Gov. Jim Doyle promised not to raise taxes in his budget introduced in February, but his plan raises some fees, including state licensing fees for child care providers.
"A lot of people do a lot of sacrificing in order for their kids to have what they consider to be a really great start," Becky Van Houten, director of the Preschool of the Arts, says.
Van Houten feels she gives the more than 200 kids at her facility a great start, but it comes with a cost.

"The thing that goes along with being accredited means that you have to have teachers well qualified so we have a lot of people here with four year degrees in early childhood education," she says.

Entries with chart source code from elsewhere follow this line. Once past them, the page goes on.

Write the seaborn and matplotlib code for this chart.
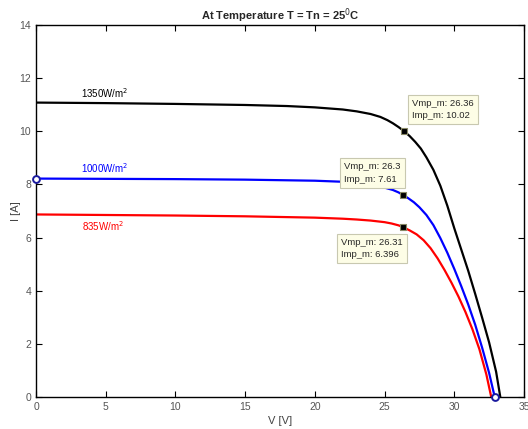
import matplotlib
matplotlib.use("Agg")
import matplotlib.pyplot as plt
import seaborn as sns
import pandas as pd

# ---- data ----
v_1350 = [0, 5, 10, 15, 18, 20, 22, 23, 24, 24.7, 25.2, 25.6, 26.0, 26.36, 26.8, 27.2,
          27.6, 28.0, 28.5, 29.0, 29.5, 30.0, 30.5, 31.0, 31.5, 32.0, 32.5, 33.0, 33.3]
i_1350 = [11.08, 11.06, 11.03, 10.99, 10.95, 10.9, 10.82, 10.75, 10.65, 10.54, 10.42, 10.3,
          10.16, 10.02, 9.82, 9.6, 9.35, 9.02, 8.55, 7.95, 7.2, 6.35, 5.55, 4.75, 3.88,
          2.98, 2.05, 0.95, 0.0]
v_1000 = [0, 5, 10, 15, 20, 22, 23, 24, 25, 25.6, 26.0, 26.3, 26.7, 27.1, 27.5, 28.0,
          28.5, 29.0, 29.5, 30.0, 30.5, 31.0, 31.5, 32.0, 32.5, 32.9]
i_1000 = [8.22, 8.21, 8.2, 8.18, 8.14, 8.1, 8.06, 7.98, 7.88, 7.79, 7.7, 7.61, 7.48, 7.33,
          7.14, 6.85, 6.47, 5.98, 5.43, 4.82, 4.17, 3.48, 2.72, 1.85, 0.9, 0.0]
v_835 = [0, 5, 10, 15, 20, 22, 23, 24, 25, 25.5, 26.0, 26.31, 26.8, 27.3, 27.8, 28.3,
         28.8, 29.3, 29.8, 30.3, 30.8, 31.3, 31.8, 32.3, 32.65]
i_835 = [6.87, 6.85, 6.83, 6.8, 6.75, 6.71, 6.68, 6.64, 6.58, 6.53, 6.46, 6.396, 6.27,
         6.12, 5.9, 5.6, 5.22, 4.78, 4.3, 3.78, 3.2, 2.55, 1.8, 0.85, 0.0]

series_names = ["1350W/m$^2$", "1000W/m$^2$", "835W/m$^2$"]
series_colors = ["black", "blue", "red"]
mpp_v = [26.36, 26.3, 26.31]
mpp_i = [10.02, 7.61, 6.396]
mpp_labels = ["Vmp_m: 26.36\nImp_m: 10.02", "Vmp_m: 26.3\nImp_m: 7.61", "Vmp_m: 26.31\nImp_m: 6.396"]
end_v = [0, 32.9]
end_i = [8.22, 0.0]
x_ticks = [0, 5, 10, 15, 20, 25, 30, 35]
y_ticks = [0, 2, 4, 6, 8, 10, 12, 14]

df = pd.concat([
    pd.DataFrame({"V": v_1350, "I": i_1350, "G": series_names[0]}),
    pd.DataFrame({"V": v_1000, "I": i_1000, "G": series_names[1]}),
    pd.DataFrame({"V": v_835, "I": i_835, "G": series_names[2]}),
])
mpp = pd.DataFrame({"V": mpp_v, "I": mpp_i})
ends = pd.DataFrame({"V": end_v, "I": end_i})

sns.set_theme(style="white")
plt.rcParams["font.family"] = ["Liberation Sans", "DejaVu Sans"]

fig = plt.figure(figsize=(5.28, 4.29), dpi=100)
ax = fig.add_axes([36 / 528, 32 / 429, 488 / 528, 372 / 429])

sns.lineplot(data=df, x="V", y="I", hue="G", palette=dict(zip(series_names, series_colors)),
             sort=False, estimator=None, linewidth=1.6, legend=False, ax=ax)
for ln in ax.lines:
    ln.set_solid_joinstyle("round")
sns.scatterplot(data=ends, x="V", y="I", marker="o", s=24, facecolor="white",
                edgecolor="#1a1a9e", linewidth=1.4, ax=ax, zorder=5)
ax.collections[-1].set_clip_on(False)
sns.scatterplot(data=mpp, x="V", y="I", marker="s", s=24, color="black",
                edgecolor="#888866", linewidth=0.8, ax=ax, zorder=6)

# series labels
label_pos = [(3.2, 11.45), (3.2, 8.62), (3.3, 6.45)]
for (lx, ly), name, col in zip(label_pos, series_names, series_colors):
    ax.text(lx, ly, name, color=col, fontsize=7, va="center", ha="left")

# data tips
tip_pos = [(26.97, 10.82), (22.1, 8.43), (21.88, 5.59)]
for (tx, ty), txt in zip(tip_pos, mpp_labels):
    ax.text(tx, ty, txt, fontsize=6.8, ha="left", va="center", linespacing=1.45,
            bbox=dict(boxstyle="square,pad=0.45", facecolor="#fdfde6", edgecolor="#c8c8b0", linewidth=0.8),
            zorder=7)

ax.set_xlim(0, 35)
ax.set_ylim(0, 14)
ax.set_xticks(x_ticks)
ax.set_yticks(y_ticks)
ax.tick_params(direction="in", length=4, width=0.8, color="black", labelsize=7.5,
               labelcolor="#555555", top=True, right=True, bottom=True, left=True,
               labeltop=False, labelright=False)
for s in ax.spines.values():
    s.set_color("black")
    s.set_linewidth(1.0)
ax.set_xlabel("V [V]", fontsize=8, color="#444444", labelpad=3)
ax.set_ylabel("I [A]", fontsize=8, color="#444444")
ax.yaxis.set_label_coords(-0.03, 0.5)
ax.set_title("At Temperature T = Tn = 25$^0$C", fontsize=8, fontweight="bold", pad=4)

fig.savefig("out.png", dpi=100)
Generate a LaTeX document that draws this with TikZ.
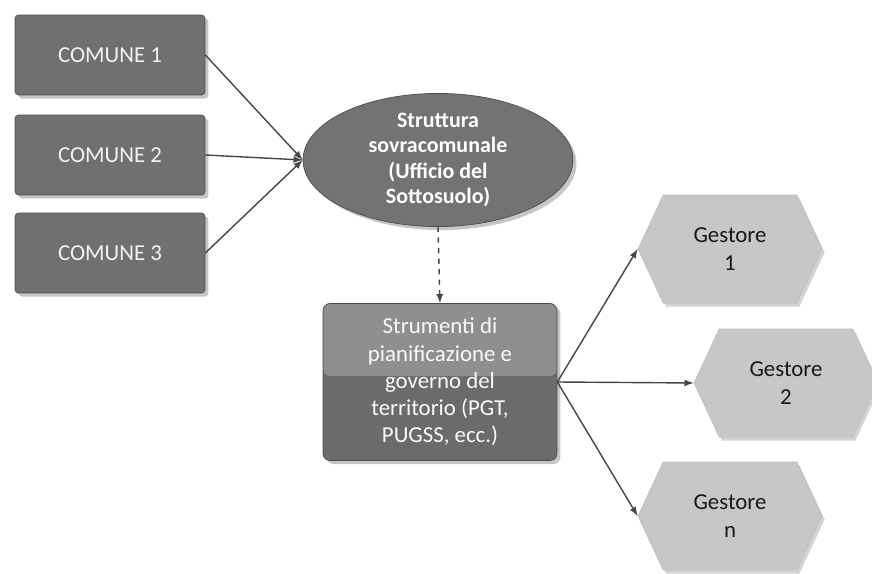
\documentclass[tikz,border=0pt]{standalone}
\usepackage{fontspec}
\setmainfont{Carlito}
\usepackage{tikz}
\usetikzlibrary{calc, shapes.geometric, shapes.symbols, shadows, positioning}

\tikzset{
    comunebox/.style={draw=gray!60!black, fill=gray!88!black, text=gray!10,
        minimum width=3.8cm, minimum height=1.6cm, rounded corners=2pt,
        font=\fontsize{13}{15}\selectfont,
        drop shadow={opacity=0.45, shadow xshift=2pt, shadow yshift=-2pt}},
    ente/.style={ellipse, draw=gray!60!black, fill=gray!90!black, text=white,
        minimum width=5.4cm, minimum height=2.24cm, inner sep=0pt, align=center,
        font=\bfseries\fontsize{12.5}{14.5}\selectfont,
        drop shadow={opacity=0.45, shadow xshift=2pt, shadow yshift=-2pt}},
    strumento/.style={draw=gray!60!black, fill=gray!84!black, text=gray!5,
        minimum width=4.68cm, minimum height=3.14cm, rounded corners=4pt,
        align=center, font=\fontsize{13}{15.5}\selectfont,
        drop shadow={opacity=0.45, shadow xshift=2pt, shadow yshift=-2pt},
        path picture={\fill[gray!88] (path picture bounding box.north west)
            rectangle ($(path picture bounding box.east)+(0,0.12cm)$);}},
    gestore/.style={signal, signal to=east and west, signal pointer angle=130,
        draw=gray!50, fill=gray!44, text=gray!20!black,
        minimum width=3.68cm, minimum height=2.16cm, inner sep=2pt, align=center,
        font=\fontsize{13}{16}\selectfont,
        drop shadow={opacity=0.35, shadow xshift=1.5pt, shadow yshift=-2pt}},
    freccia/.style={->, draw=gray!55!black, thick}
}

\begin{document}
\begin{tikzpicture}[>=latex, x=0.02cm, y=-0.02cm]
    \useasboundingbox (0,0) rectangle (872,574);

    % 1. Comuni
    \node[comunebox] (comune1) at (110,55)  {COMUNE 1};
    \node[comunebox] (comune2) at (110,155) {COMUNE 2};
    \node[comunebox] (comune3) at (110,253) {COMUNE 3};

    % 2. Struttura sovracomunale
    \node[ente] (ufficio) at (438,160)
        {Struttura\\sovracomunale\\(Ufficio del\\Sottosuolo)};

    % 3. Strumenti di pianificazione
    \node[strumento] (strumenti) at (440,382)
        {Strumenti di\\pianificazione e\\governo del\\territorio (PGT,\\PUGSS, ecc.)};

    % 4. Gestori
    \node[gestore] (gestore1) at (730,249) {Gestore\\1};
    \node[gestore] (gestore2) at (786,383) {Gestore\\2};
    \node[gestore] (gestoren) at (730,516) {Gestore\\n};

    % 5. Frecce
    \foreach \c in {comune1, comune2, comune3}
        \draw[freccia] (\c.east) -- (ufficio.west);
    \draw[freccia, dashed] (ufficio.south) -- (strumenti.north);
    \foreach \g in {gestore1, gestore2, gestoren}
        \draw[freccia] (strumenti.east) -- (\g.west);
\end{tikzpicture}
\end{document}
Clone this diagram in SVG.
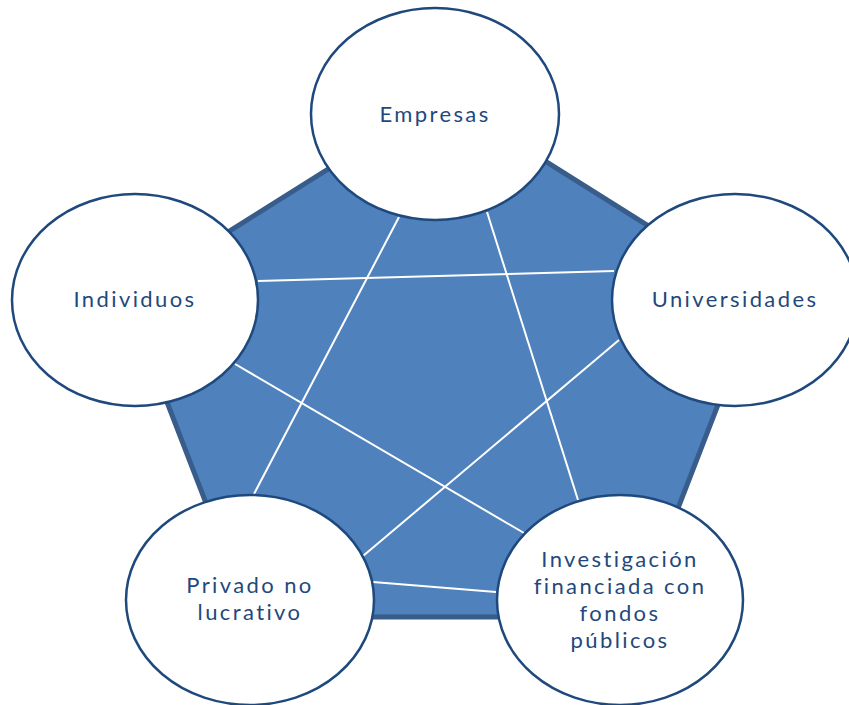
<svg xmlns="http://www.w3.org/2000/svg" width="849" height="705" viewBox="0 0 849 705">
<style>
.node ellipse{fill:#ffffff;stroke:#1F497D;stroke-width:2.5}
.node text{font-family:Lato,"Open Sans","Liberation Sans",sans-serif;font-size:22px;fill:#1F497D;text-anchor:middle;letter-spacing:2.4px}
.conn line{stroke:#ffffff;stroke-width:2}
</style>
<rect width="849" height="705" fill="#ffffff"/>
<polygon id="pentagon" points="443,97 760,296 636,617 250,617 126,296" fill="#4F81BD" stroke="#385D8A" stroke-width="5" stroke-linejoin="miter"/>
<g id="connectors" class="conn">
<line x1="258" y1="281" x2="614" y2="271"/>
<line x1="399" y1="217" x2="254" y2="494"/>
<line x1="487" y1="212" x2="578" y2="500"/>
<line x1="235" y1="364" x2="524" y2="533"/>
<line x1="619" y1="340" x2="363" y2="556"/>
<line x1="373" y1="582" x2="496" y2="592"/>
</g>
<g id="empresas" class="node">
<ellipse cx="435" cy="114" rx="124" ry="106"/>
<text x="435" y="122">Empresas</text>
</g>
<g id="individuos" class="node">
<ellipse cx="135" cy="300" rx="123" ry="106"/>
<text x="135" y="307">Individuos</text>
</g>
<g id="universidades" class="node">
<ellipse cx="735" cy="300" rx="123" ry="106"/>
<text x="735" y="307">Universidades</text>
</g>
<g id="privado" class="node">
<ellipse cx="250" cy="600" rx="124" ry="105"/>
<text x="250" y="593">Privado no</text>
<text x="250" y="620">lucrativo</text>
</g>
<g id="investigacion" class="node">
<ellipse cx="620" cy="600" rx="123" ry="105"/>
<text x="620" y="567">Investigación</text>
<text x="620" y="594">financiada con</text>
<text x="620" y="621">fondos</text>
<text x="620" y="648">públicos</text>
</g>
</svg>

Van Houten says on average parents pay $800 a month for day care all day.
One parent says "day care is very expensive."

And it could get more expensive. The governor has proposed doubling state licensing fees for day care providers.

Van Houten says, "in order to meet our budget, we have to pass all of our costs onto parents."

Others say parents could see a payoff in the governor's budget.

"By doing the rating system, every parent would know exactly what kind of day care they're going to get," Denise Bunbury of Community Coordinated Child Care says.
The governor's calling for a five star rating system for day care providers, saying it gives them an incentive to go beyond the basic standards.

Nancy Kiefer, a parent who uses day care, says "there is a word of mouth rating system. I think an actual state rating would be a good idea. If it makes it unaffordable, it's not going to help."

Under the governor's plan, the higher the rating, the more state reimbursement.
Van Houten says, "it's going to be based on staff qualifications ... national standards ... If you can't afford to pay those salaries, those kinds of fees, you might not be able to make it."

A spokesperson from the department of workforce development says the budget has built in assistance for day care providers to improve the quality of their programs.

The higher fees would generate roughly $575, 000 in additional revenue each year. The ratings system, if approved, would go into effect next year.